Another sign of attention given to every detail is how snuggly everything fit in this carton, with each individual piece wrapped in shock-absorbing material and each box tightly sitting in its designated spot. The only thing that could possibly go wrong during shipment would be a sharp instrument piercing the single layer carton. From that perspective, double boxing would provide additional safety.

Putting the Classic Wood together does not require anything more than unwrapping the wooden plinth made of 39mm MDF with your choice of Cherry or Walnut veneer, platter and arm. Before gently lowering the axle into the bearing, it is necessary to add about nine drops of the supplied lubricating oil which obviously requires that you remove the rubber plug protecting the bearing from dust intrusion during shipment. Acoustic Solid and its US distributor placed particular emphasis on the exact amount of oil to use as too little could potentially lead to damage, too much to a spill and stain on the plinth.

The standard arm packaged with the Solid Wood is the well-known Rega RB250 but a $170 surcharge upgrades to a RB300. I did not compare both to comment but the fact that Art Dudley uses an RB300 as one of his reference arms was enough of an endorsement for me so I asked the distributor to upgrade the review table accordingly. In either case, assembling the arm will be similar as both arrive with a captive cable that needs to pull through the mounting shaft and emerge underneath the table. The plinth arrives standard with a Rega mounting plate (which also accommodates Acoustic Solid's own arms) but mounting plates are available for just about any arm you could desire to fit to this table.
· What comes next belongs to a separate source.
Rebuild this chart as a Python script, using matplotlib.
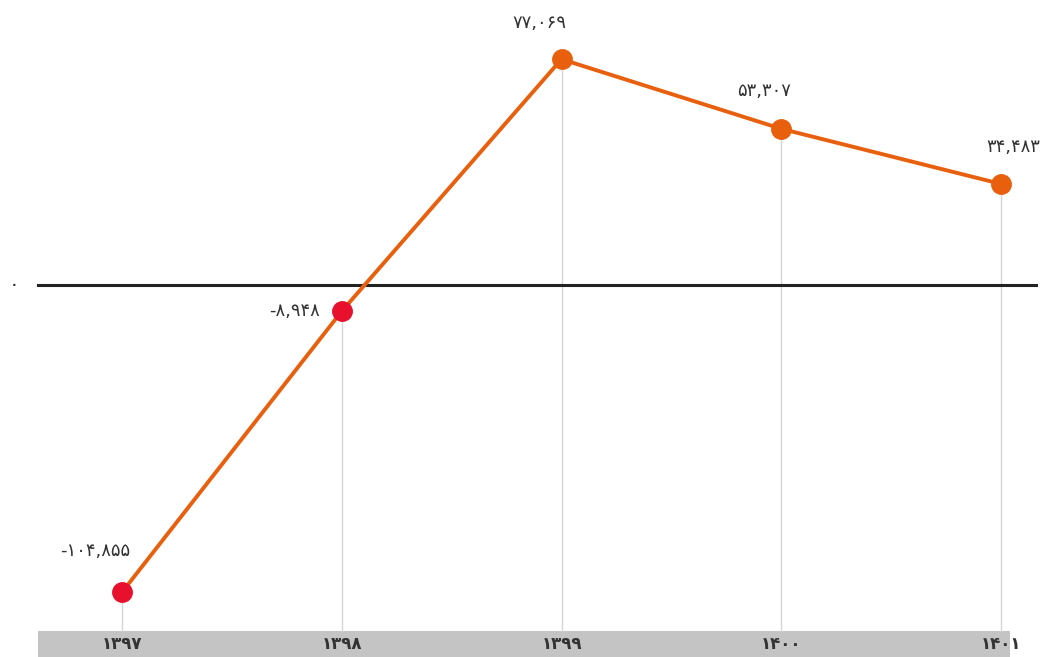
import matplotlib.pyplot as plt
from matplotlib.patches import Rectangle

years = ["۱۳۹۷", "۱۳۹۸", "۱۳۹۹", "۱۴۰۰", "۱۴۰۱"]
values = [-104855, -8948, 77069, 53307, 34483]
# label offsets in pixels (dx, dy) relative to the point
label_offsets = [(-27, 41), (-22, 0), (-22, 36), (-17, 38), (12, 37)]

ORANGE = "#E8600E"
RED = "#E8112D"
TEXT = "#333333"

PERSIAN = str.maketrans("0123456789", "۰۱۲۳۴۵۶۷۸۹")


def fa(n):
    return f"{n:,}".translate(PERSIAN)


plt.rcParams["font.family"] = ["DejaVu Sans"]

fig = plt.figure(figsize=(10.56, 6.57), dpi=100)
ax = fig.add_axes([0, 0, 1, 1])
# point spacing ~220 px, first point at ~122 px
ax.set_xlim(-0.555, 4.25)
y_scale = 0.00293
y_zero = 285
ax.set_ylim(-(657 - y_zero) / y_scale, y_zero / y_scale)
ax.axis("off")

xs = list(range(len(values)))

# bottom category band
band_top = ax.transData.inverted().transform((0, 657 - 631))[1]
ax.add_patch(Rectangle((0.036, 0), 0.92, 26 / 657, transform=ax.transAxes,
                       color="#c4c4c4", zorder=1, lw=0))
for x, yr in zip(xs, years):
    ax.text(x, 13 / 657, yr, transform=ax.get_xaxis_transform(),
            ha="center", va="center", fontsize=12, fontweight="bold",
            color=TEXT, zorder=2)

# drop lines
for x, v in zip(xs, values):
    ax.plot([x, x], [band_top, v], color="#d6d6d6", lw=1, zorder=1)

# zero line
ax.plot([-0.382, 4.16], [0, 0], color="#222222", lw=2.2, zorder=2)
ax.text(-0.491, 0, "۰", ha="center", va="center", fontsize=14,
        color=TEXT)

ax.plot(xs, values, color=ORANGE, lw=2.8, zorder=3)
for x, v, (dx, dy) in zip(xs, values, label_offsets):
    c = RED if v < 0 else ORANGE
    ax.plot(x, v, "o", ms=14, color=c, mec=c, zorder=4)
    ha = "right" if dy == 0 else "center"
    ax.annotate(fa(v), (x, v), xytext=(dx * 0.72, dy * 0.72),
                textcoords="offset points", ha=ha, va="center",
                fontsize=13, color=TEXT, zorder=5)

fig.savefig("out.png", dpi=100)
Traditionally, elevation of a Rega arm is set with disc spacers which many folks complain about, especially cartridge reviewers who need to change arm height and vertical tracking angle regularly. Kevin Wirth introduces an elegantly simple solution to this lack of convenience. A metallic cylinder screws to the bottom of the arm to be lowered in the hole of the mounting plate which incorporates a lateral set screw to be accessed with one of the supplied Allen keys. VTA adjustment becomes an affair of seconds - insert the wrench in the hole, hold up the arm so that it does not brutally drop when the screw is loosened, release screw, move the arm up or down as needed, tighten the screw to recouple arm and plinth and you're done. Brilliant.